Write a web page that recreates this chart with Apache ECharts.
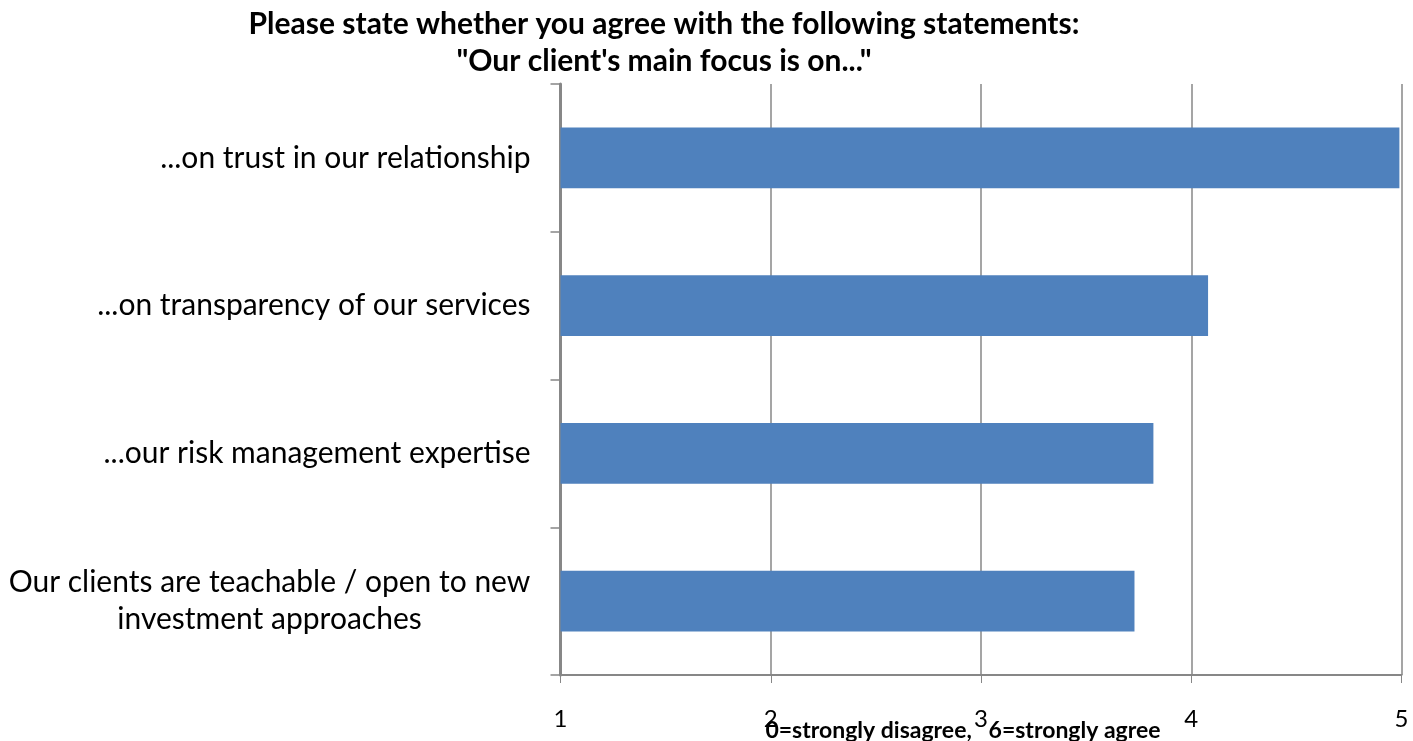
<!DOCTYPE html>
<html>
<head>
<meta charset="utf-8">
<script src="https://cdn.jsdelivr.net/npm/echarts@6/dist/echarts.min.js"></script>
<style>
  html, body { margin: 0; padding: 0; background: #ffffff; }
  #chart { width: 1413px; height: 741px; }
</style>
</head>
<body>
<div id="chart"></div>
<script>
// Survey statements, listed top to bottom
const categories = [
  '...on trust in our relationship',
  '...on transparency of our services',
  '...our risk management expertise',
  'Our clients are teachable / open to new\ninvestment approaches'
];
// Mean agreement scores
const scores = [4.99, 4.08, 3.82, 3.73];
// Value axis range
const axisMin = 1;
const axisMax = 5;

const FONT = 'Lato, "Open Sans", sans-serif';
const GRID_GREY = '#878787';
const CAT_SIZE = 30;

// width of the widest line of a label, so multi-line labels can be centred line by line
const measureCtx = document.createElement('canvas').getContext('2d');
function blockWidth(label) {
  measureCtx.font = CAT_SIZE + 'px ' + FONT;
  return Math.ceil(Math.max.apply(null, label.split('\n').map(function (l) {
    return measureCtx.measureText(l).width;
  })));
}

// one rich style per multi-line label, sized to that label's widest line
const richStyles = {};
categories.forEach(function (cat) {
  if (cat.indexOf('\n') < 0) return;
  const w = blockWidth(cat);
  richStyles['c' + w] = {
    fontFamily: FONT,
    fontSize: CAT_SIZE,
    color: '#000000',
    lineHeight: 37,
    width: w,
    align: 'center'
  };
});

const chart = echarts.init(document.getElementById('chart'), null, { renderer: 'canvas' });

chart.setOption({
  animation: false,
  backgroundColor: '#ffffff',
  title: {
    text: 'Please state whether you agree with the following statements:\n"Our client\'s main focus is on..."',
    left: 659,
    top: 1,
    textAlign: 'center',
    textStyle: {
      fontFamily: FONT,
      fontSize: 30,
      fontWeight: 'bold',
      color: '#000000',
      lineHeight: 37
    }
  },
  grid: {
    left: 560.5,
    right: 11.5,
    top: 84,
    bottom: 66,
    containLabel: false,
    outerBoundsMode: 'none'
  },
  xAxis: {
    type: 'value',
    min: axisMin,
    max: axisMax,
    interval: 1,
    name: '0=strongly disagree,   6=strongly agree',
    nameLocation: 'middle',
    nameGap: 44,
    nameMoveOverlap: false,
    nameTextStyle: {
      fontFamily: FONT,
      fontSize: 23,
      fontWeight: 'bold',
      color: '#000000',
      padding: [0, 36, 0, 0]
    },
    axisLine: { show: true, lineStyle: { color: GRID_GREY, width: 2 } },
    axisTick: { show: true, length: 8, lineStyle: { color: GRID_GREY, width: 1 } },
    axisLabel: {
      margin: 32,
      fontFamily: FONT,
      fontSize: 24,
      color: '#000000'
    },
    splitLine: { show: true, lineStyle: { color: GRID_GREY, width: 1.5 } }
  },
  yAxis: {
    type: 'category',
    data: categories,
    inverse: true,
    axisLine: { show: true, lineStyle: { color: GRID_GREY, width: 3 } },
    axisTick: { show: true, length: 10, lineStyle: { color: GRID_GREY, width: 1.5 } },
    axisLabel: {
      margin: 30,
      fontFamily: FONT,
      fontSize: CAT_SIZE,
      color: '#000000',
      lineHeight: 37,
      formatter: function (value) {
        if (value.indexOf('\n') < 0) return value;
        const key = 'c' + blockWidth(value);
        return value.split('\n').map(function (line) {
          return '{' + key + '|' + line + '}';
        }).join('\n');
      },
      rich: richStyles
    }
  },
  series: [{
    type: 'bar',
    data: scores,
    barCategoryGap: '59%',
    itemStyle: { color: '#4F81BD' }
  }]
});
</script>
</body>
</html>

**WORK INSTRUCTIONS**
Copy out all the data without changing anything, and drop the pictures.

**FINISHED EXERCISE**
Write a web page that recreates this chart with Apache ECharts.
<!DOCTYPE html>
<html>
<head>
<meta charset="utf-8">
<script src="https://cdn.jsdelivr.net/npm/echarts@6/dist/echarts.min.js"></script>
<style>
  html, body { margin: 0; padding: 0; background: #ffffff; }
  #chart { width: 1413px; height: 741px; }
</style>
</head>
<body>
<div id="chart"></div>
<script>
// Survey statements, listed top to bottom
const categories = [
  '...on trust in our relationship',
  '...on transparency of our services',
  '...our risk management expertise',
  'Our clients are teachable / open to new\ninvestment approaches'
];
// Mean agreement scores
const scores = [4.99, 4.08, 3.82, 3.73];
// Value axis range
const axisMin = 1;
const axisMax = 5;

const FONT = 'Lato, "Open Sans", sans-serif';
const GRID_GREY = '#878787';
const CAT_SIZE = 30;

// width of the widest line of a label, so multi-line labels can be centred line by line
const measureCtx = document.createElement('canvas').getContext('2d');
function blockWidth(label) {
  measureCtx.font = CAT_SIZE + 'px ' + FONT;
  return Math.ceil(Math.max.apply(null, label.split('\n').map(function (l) {
    return measureCtx.measureText(l).width;
  })));
}

// one rich style per multi-line label, sized to that label's widest line
const richStyles = {};
categories.forEach(function (cat) {
  if (cat.indexOf('\n') < 0) return;
  const w = blockWidth(cat);
  richStyles['c' + w] = {
    fontFamily: FONT,
    fontSize: CAT_SIZE,
    color: '#000000',
    lineHeight: 37,
    width: w,
    align: 'center'
  };
});

const chart = echarts.init(document.getElementById('chart'), null, { renderer: 'canvas' });

chart.setOption({
  animation: false,
  backgroundColor: '#ffffff',
  title: {
    text: 'Please state whether you agree with the following statements:\n"Our client\'s main focus is on..."',
    left: 659,
    top: 1,
    textAlign: 'center',
    textStyle: {
      fontFamily: FONT,
      fontSize: 30,
      fontWeight: 'bold',
      color: '#000000',
      lineHeight: 37
    }
  },
  grid: {
    left: 560.5,
    right: 11.5,
    top: 84,
    bottom: 66,
    containLabel: false,
    outerBoundsMode: 'none'
  },
  xAxis: {
    type: 'value',
    min: axisMin,
    max: axisMax,
    interval: 1,
    name: '0=strongly disagree,   6=strongly agree',
    nameLocation: 'middle',
    nameGap: 44,
    nameMoveOverlap: false,
    nameTextStyle: {
      fontFamily: FONT,
      fontSize: 23,
      fontWeight: 'bold',
      color: '#000000',
      padding: [0, 36, 0, 0]
    },
    axisLine: { show: true, lineStyle: { color: GRID_GREY, width: 2 } },
    axisTick: { show: true, length: 8, lineStyle: { color: GRID_GREY, width: 1 } },
    axisLabel: {
      margin: 32,
      fontFamily: FONT,
      fontSize: 24,
      color: '#000000'
    },
    splitLine: { show: true, lineStyle: { color: GRID_GREY, width: 1.5 } }
  },
  yAxis: {
    type: 'category',
    data: categories,
    inverse: true,
    axisLine: { show: true, lineStyle: { color: GRID_GREY, width: 3 } },
    axisTick: { show: true, length: 10, lineStyle: { color: GRID_GREY, width: 1.5 } },
    axisLabel: {
      margin: 30,
      fontFamily: FONT,
      fontSize: CAT_SIZE,
      color: '#000000',
      lineHeight: 37,
      formatter: function (value) {
        if (value.indexOf('\n') < 0) return value;
        const key = 'c' + blockWidth(value);
        return value.split('\n').map(function (line) {
          return '{' + key + '|' + line + '}';
        }).join('\n');
      },
      rich: richStyles
    }
  },
  series: [{
    type: 'bar',
    data: scores,
    barCategoryGap: '59%',
    itemStyle: { color: '#4F81BD' }
  }]
});
</script>
</body>
</html>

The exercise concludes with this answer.